The big five clearing banks developed as employers on an industrial scale in the 20th century. Barclays’ staff numbers grew from 1,200 in 1900 to 11,500 by 1920 and 55,000 by 1970, not counting staff in the overseas subsidiaries. With such numbers of people, an esprit de corps had to be encouraged and maintained across the company. As a director commented in the mid 1950s, ‘a good employer will provide amenities as will unobtrusively form the individuals who work for him into a large family with pride in the name’.

The encouragement of sporting clubs and arts and hobbies societies, some of which had their origins in the pre-1914 era was an important element in this. Cricket seems to have been a favourite with the partners at Lombard Street, the bank’s cricket club dating from 1860. ‘HJA’, who joined the bank in the early 1900s, recalled how:

On each August bank holiday the whole staff [of Regent Street branch], with their families, was invited to spend the day at his [the late Mr. Herbert Gosling’s] residence – Botleys Park, Chertsey - a magnificent old place though somewhat lacking in the amenities to which we are accustomed today. The branch played a cricket match against the local team, and after lunch and tea in a marquee, we all went up to the house where we were entertained to dinner.

The Sports Club was established formally in 1919, in the wake of the hardships and sacrifices of the staff and their families during World War One, and at the end of the dizzying period of takeovers by Barclays since 1896 which had made it one of the ‘big five’ banks. Sport came to be regarded seriously by the bank. Already owning a third-share in the old private banks’ grounds at Catford, Barclays laid out £12,500 in 1921 to acquire a new site at Ealing, and a further £17,500 to build the first pavilion there and lay out pitches. Competition was keen - within Barclays, between the banks, and in the wider field of amateur sport. Indeed, for many members of staff, the Sports Club was an integral part of their working lives. It is also clear, from the pages of the international staff magazines, that sport was significant in the careers of overseas staff.

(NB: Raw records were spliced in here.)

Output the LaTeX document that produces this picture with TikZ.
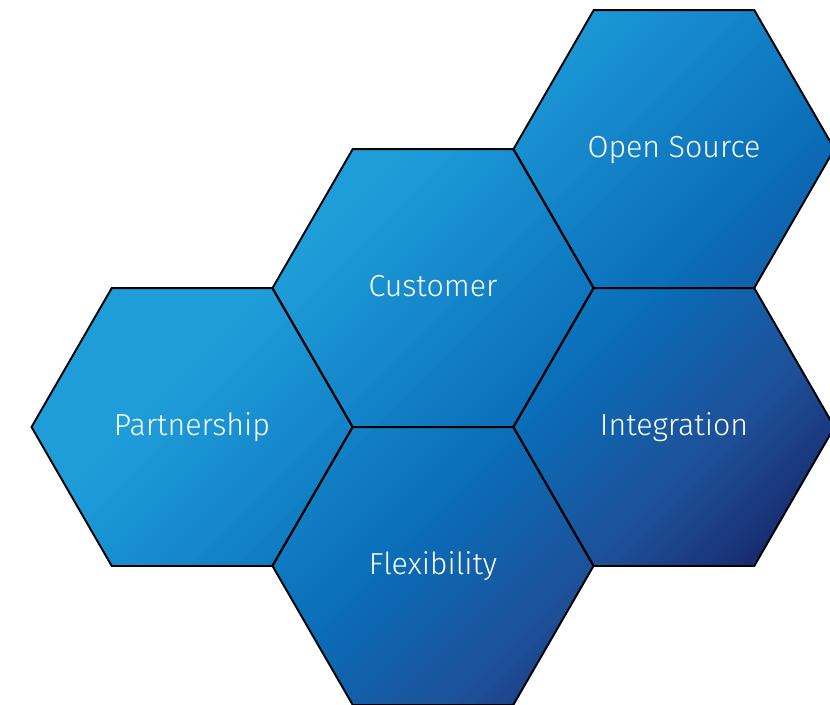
\documentclass[tikz,border=0pt]{standalone}
\usepackage{fontspec}
\setmainfont{Fira Sans}[UprightFont={* Light}]
\usetikzlibrary{shapes.geometric,backgrounds}
\definecolor{gL}{HTML}{1E9DD9}
\definecolor{gM}{HTML}{0A6DB8}
\definecolor{gN}{HTML}{1E4F97}
\definecolor{gD}{HTML}{17276A}
% diagonal gradient strips between t0=x+y and t1=x+y (pixel units)
\newcommand\hexgradseg[4]{%
  \foreach \k in {0,...,39}{%
    \pgfmathsetmacro\ga{#1+(#2-#1)*\k/40}%
    \pgfmathsetmacro\gb{#1+(#2-#1)*(\k+1)/40+1}%
    \pgfmathsetmacro\gp{100*(\k+0.5)/40}%
    \fill[#4!\gp!#3] (\ga+1000,-1000) -- (\ga-1000,1000) -- (\gb-1000,1000) -- (\gb+1000,-1000) -- cycle;
  }%
}
\begin{document}
\begin{tikzpicture}[x=0.02cm,y=-0.02cm,
  hexcell/.style={regular polygon, regular polygon sides=6, minimum size=6.42cm,
    inner sep=0pt, outer sep=0pt, draw=black, line width=1.1pt, line join=miter,
    text=white, text height=12.2pt, text depth=2.2pt,
    font=\fontsize{17.3}{20}\selectfont}]
\useasboundingbox (0,0) rectangle (830,704);
\clip (0,0) rectangle (830,704);
\node[hexcell] (partner) at (192,427) {Partnership};
\node[hexcell] (customer) at (433,288) {Customer};
\node[hexcell] (opensrc) at (674,149) {Open Source};
\node[hexcell] (integr) at (674,427) {Integration};
\node[hexcell] (flex) at (433,566) {Flexibility};
\begin{scope}[on background layer]
  \clip (partner.corner 1) -- (partner.corner 2) -- (partner.corner 3) -- (partner.corner 4) -- (partner.corner 5) -- (partner.corner 6) -- cycle
        (customer.corner 1) -- (customer.corner 2) -- (customer.corner 3) -- (customer.corner 4) -- (customer.corner 5) -- (customer.corner 6) -- cycle
        (opensrc.corner 1) -- (opensrc.corner 2) -- (opensrc.corner 3) -- (opensrc.corner 4) -- (opensrc.corner 5) -- (opensrc.corner 6) -- cycle
        (integr.corner 1) -- (integr.corner 2) -- (integr.corner 3) -- (integr.corner 4) -- (integr.corner 5) -- (integr.corner 6) -- cycle
        (flex.corner 1) -- (flex.corner 2) -- (flex.corner 3) -- (flex.corner 4) -- (flex.corner 5) -- (flex.corner 6) -- cycle;
  \fill[gL] (-1500,-1000) -- (-1500,2000) -- (561-2000,2000) -- (561+1000,-1000) -- cycle;
  \hexgradseg{560}{950}{gL}{gM}
  \hexgradseg{950}{1170}{gM}{gN}
  \hexgradseg{1170}{1340}{gN}{gD}
  \fill[gD] (1340+1000,-1000) -- (1340-1000,1000) -- (2500,1000) -- (2500,-1000) -- cycle;
\end{scope}
\end{tikzpicture}
\end{document}
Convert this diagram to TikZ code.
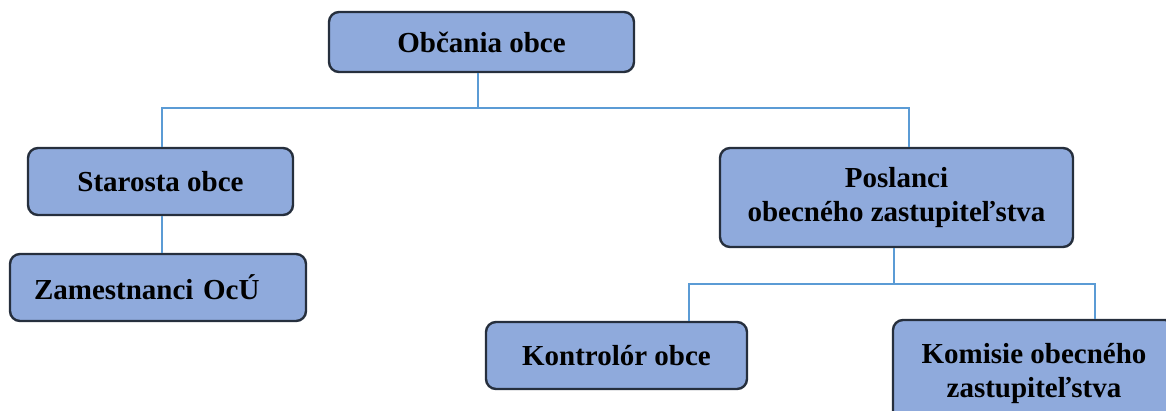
\documentclass[tikz,border=0pt]{standalone}
\usepackage{fontspec}
\setmainfont{Liberation Serif}
\begin{document}
\begin{tikzpicture}[x=1pt,y=-1pt,
  box/.style={draw=boxline, fill=boxfill, line width=2.4pt, rounded corners=10pt,
    font=\bfseries\fontsize{29}{34}\selectfont, align=center, inner sep=0pt},
  conn/.style={draw=connblue, line width=1.1pt}]
\definecolor{boxfill}{HTML}{8FAADC}
\definecolor{boxline}{HTML}{262F3D}
\definecolor{connblue}{HTML}{5B9BD5}
\useasboundingbox (0,0) rectangle (1166,410);
\clip (0,0) rectangle (1166,410);
\node[box, minimum width=305pt, minimum height=60pt] (top) at (481.5,42) {Občania obce};
\node[box, minimum width=265pt, minimum height=67pt] (star) at (160.5,181.5) {Starosta obce};
\node[box, minimum width=296pt, minimum height=67pt, text width=248pt, align=left, inner xsep=24pt] (zam) at (158,287.5) {Zamestnanci OcÚ};
\node[box, minimum width=353pt, minimum height=99pt] (posl) at (896.5,197.5) {Poslanci\\obecného zastupiteľstva};
\node[box, minimum width=261pt, minimum height=67pt] (kont) at (616.5,355.5) {Kontrolór obce};
\node[box, minimum width=282pt, minimum height=108pt] (kom) at (1034,374) {Komisie obecného\\zastupiteľstva};
\coordinate (j1) at (478,108);
\coordinate (j2) at (894,284);
\draw[conn] ([xshift=-3.5pt]top.south) -- (j1);
\draw[conn] ([xshift=1.5pt]star.north) |- (j1) -| ([xshift=12.5pt]posl.north);
\draw[conn] ([xshift=1.5pt]star.south) -- ([xshift=4pt]zam.north);
\draw[conn] ([xshift=-2.5pt]posl.south) -- (j2);
\draw[conn] ([xshift=72.5pt]kont.north) |- (j2) -| ([xshift=61pt]kom.north);
\end{tikzpicture}
\end{document}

The activities of the arts societies were equally important and standards were high. Notable examples include the Musical Society which won international prizes, performed at venues such as the Royal Festival Hall and was even offered the use of the board room for rehearsals. Directors and chairmen took a personal interest in these activities. When head office was rebuilt in the 1960s the new building included a state-of-the art theatre complete with revolving stage. Many performances and events were staged to raise funds for charity. On the sporting side, at one stage both summer and winter sports days were held and in 1966 some 4,000 people attended. Teams even competed in international arenas. Excellent facilities were also provided at the newly-established satellite head office sites at Poole and Radbroke Hall, but long before these sites opened in the 1970s many sporting activities were being organized at district level through the local head office network, with team fixtures between districts and even between branches.

The number and the diversity of the clubs and societies grew over the decades, a high water mark being reached in the 1970s. The Sports Club, one of the largest company clubs in Britain with over 5,000 members, had no fewer than 32 sections at one point. Just about every sport was catered for – football, rugby, cricket, tennis, hockey, swimming, shooting, athletics, archery, boxing, netball….there was even a rowing club with its own boathouse at Putney, and a sailing club with its own yacht - The Spread Eagle of Lombard Street.

Other groups were formed for photography, film, chess, climbing and rambling (with hostels in Wales and the Lake District), and there was a flourishing gramophone society. As late as 1981, Barclays Brass Band was formed.

Changes to working practices and lifestyles mean that many of the sport and social clubs have declined in recent years, but for those staff who participated in them, they formed an important and happy element of their career with Barclays.